The themes Arthur Wentworth Hamilton Eaton wrote about
Arthur Wentworth Hamilton Eaton poet, priest, educator and historian, was born at Kentville, Nova Scotia, the eldest son of William Eaton, a descendant of a Puritan family and at one time Inspector of Schools for his county, and Anna Augusta Willoughby Hamilton, of New England Puritan stock.
His higher education was received at Dalhousie College, Halifax, and at Harvard University where he graduated in arts with the class of 1880. [Of this class, Theodore Roosevelt was a member. The honorary degree, D.C.L., was conferred on him in 1905, by King's College University, in recognition of his literary achievements and high scholastic attainments.
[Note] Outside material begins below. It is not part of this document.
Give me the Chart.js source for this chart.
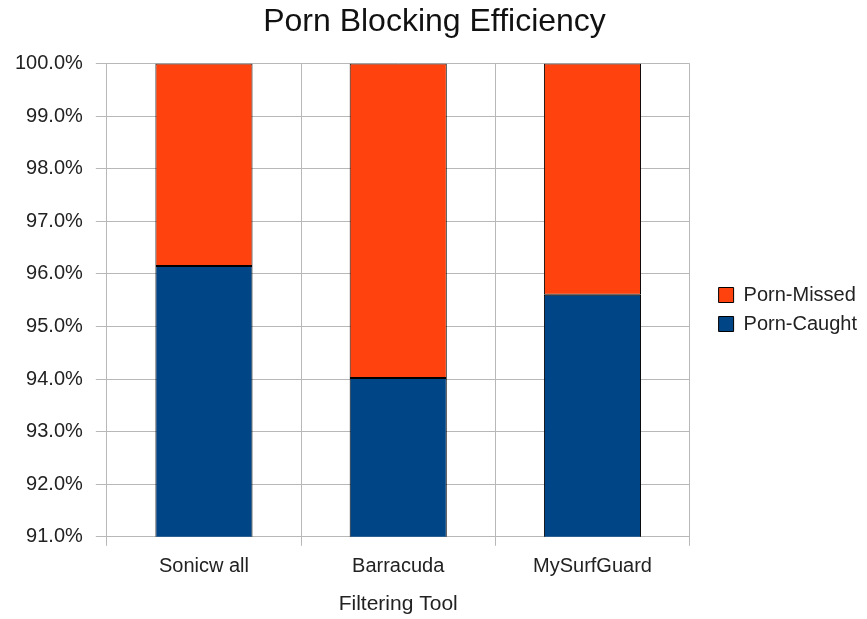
<!doctype html>
<html lang="en">
<head>
    <meta charset="UTF-8">
    <title>Porn Blocking Efficiency</title>
    <script src="https://cdn.jsdelivr.net/npm/chart.js"></script>
    <style>
        body { margin: 0; background: #fff; }
    </style>
</head>
<body>
    <canvas id="chart" width="867" height="619"></canvas>

    <script>
        const tools = ['Sonicw all', 'Barracuda', 'MySurfGuard'];
        const caught = [96.15, 94.02, 95.6];
        const missed = [3.85, 5.98, 4.4];

        // space between the plot and the legend (chart.js puts them edge to edge)
        const legendGap = 20;
        const gapPlugin = {
            id: 'legendGap',
            beforeInit(chart) {
                const fit = chart.legend.fit;
                chart.legend.fit = function () {
                    fit.call(this);
                    this.width += legendGap;
                };
            },
            afterLayout(chart) {
                chart.legend.left += legendGap;
            }
        };

        const font = { family: 'Liberation Sans', size: 20 };

        const ctx = document.getElementById('chart').getContext('2d');
        new Chart(ctx, {
            type: 'bar',
            data: {
                labels: tools,
                datasets: [{
                    label: 'Porn-Caught',
                    data: caught,
                    backgroundColor: '#004586',
                    borderColor: '#000000',
                    borderWidth: 1,
                    borderSkipped: false
                }, {
                    label: 'Porn-Missed',
                    data: missed,
                    backgroundColor: '#ff420e',
                    borderColor: '#000000',
                    borderWidth: 1,
                    borderSkipped: false
                }]
            },
            plugins: [gapPlugin],
            options: {
                responsive: false,
                animation: false,
                layout: { padding: { top: 0, right: 0, left: 2, bottom: 0 } },
                datasets: { bar: { categoryPercentage: 1, barPercentage: 0.5 } },
                plugins: {
                    title: {
                        display: true,
                        text: 'Porn Blocking Efficiency',
                        color: '#111',
                        font: { family: 'Liberation Sans', size: 32, weight: 'normal' },
                        padding: { top: 3, bottom: 22 }
                    },
                    legend: {
                        position: 'right',
                        reverse: true,
                        labels: {
                            color: '#222',
                            boxWidth: 15,
                            boxHeight: 15,
                            padding: 9,
                            font: font
                        }
                    },
                    tooltip: { enabled: false }
                },
                scales: {
                    x: {
                        stacked: true,
                        grid: { color: '#b8b8b8', offset: true, tickLength: 9 },
                        border: { color: '#b8b8b8' },
                        ticks: { color: '#222', padding: 9, font: font },
                        title: {
                            display: true,
                            text: 'Filtering Tool',
                            color: '#222',
                            font: { family: 'Liberation Sans', size: 21 },
                            padding: { top: 4, bottom: 2 }
                        }
                    },
                    y: {
                        stacked: true,
                        min: 91,
                        max: 100,
                        grid: { color: '#b8b8b8', tickLength: 11 },
                        border: { color: '#b8b8b8' },
                        ticks: {
                            stepSize: 1,
                            color: '#222',
                            padding: 13,
                            font: font,
                            callback: v => v.toFixed(1) + '%'
                        }
                    }
                }
            }
        });
    </script>
</body>
</html>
Ordained deacon of the Protestant Episcopal Church, in 1884, and priest the next year, he was, for a time, incumbent of the parish of Chestnut Hill, Boston.
In 1888, Dr. Eaton's first notable work, The Heart of the Creeds: Historical Religion in the Light of Modern Thought, was published. This was followed, in 1889, by his first book of verse, Acadian Legends and Lyrics, so favourably reviewed by the critics. His third publication, The Church of England in Nova Scotia, and the Tory Clergy of the Revolution, a permanently valuable historical work, was issued in 1891. His historical researches have resulted also in a number of authoritative genealogical and family monographs, in the History of King's County, N.S.: Heart of the Acadian Land, and in an important History of Halifax, Nova Scotia, now being published in instalments, in 'Americana.' Two other volumes of verse appeared in 1905,–Acadian Ballads, and De Soto's Last Dream, and Poems of the Christian Year–and, in 1907, was published The Lotus of the Nile and Other Poems.
As Professor of English Literature for years, in a New York college, Dr. Eaton gained a wide reputation as an educator.
Dr. Eaton has made an enviable record as a Canadian litterateur. His Legends and Ballads must continue to hold their distinctive place in Canadian verse whilst his historical writings must ever increase in value and importance.